掲載日 : [2003-05-21] 照会数 : 3571
安保の源は文化の力 小田川興(前朝日新聞編集委員)
新緑のソウルにいる。SARSの影響で例年ほどではないが、日本人観光客が目立つ。グルメ旅行に来た東京の友人たちを景福宮に案内した。
社会科見学に来た大田の小学生グループに出会った。「日本人は初めてだ」とはしゃぐ子供たちと記念撮影を楽しんだ。
国立民俗博物館で大田の別の小学生たちに会った。一人が言った。「日本人?怖い」。本当に逃げ出した。友人は二度目の訪韓だが、歴史に絡む体験は初めて。顔色が変わった。
と、近くにいた別の子が何か二、三度叫んだ。「セン…ヘンバン」。数秒後、今度は友人が叫んだ。「ああ、千と千尋だ!」。 韓国で「千と千尋の行方不明」は昨年、上映されて大ヒット。国際映画祭受賞作ゆえに一般公開されたのだが、日本文化の全面開放への先駆けも果たすだろう。友人には救いの神だった。
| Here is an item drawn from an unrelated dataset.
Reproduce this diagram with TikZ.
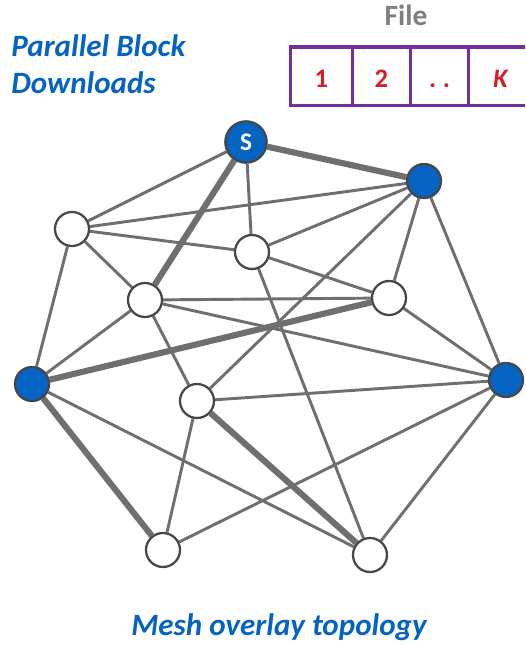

夜、屋台に繰り出した友人たちは、盛り上がるサラリーマンたちの姿に戸惑った。「北の脅威」に相当緊張しているはずなのに、というわけだ。
しかし、北の行動に対する厳しい認識は徐々に韓国社会に浸透しつつある。訪米した盧武鉉大統領はブッシュ大統領との会談で、対北朝鮮政策を巡る「厳しい落差」に直面した。両国指導者の焦眉の課題は韓米関係につきまとう不信感を拭い、安全保障の隙間を埋められるかどうかにある。
そして、日米韓安保体制の一翼を担う日本は何ができるのか。ここで共通の価値観が重要だが、特に日韓の文化のきずなを強めることは平和維持の源泉になる。在日の方々の架け橋は大きい。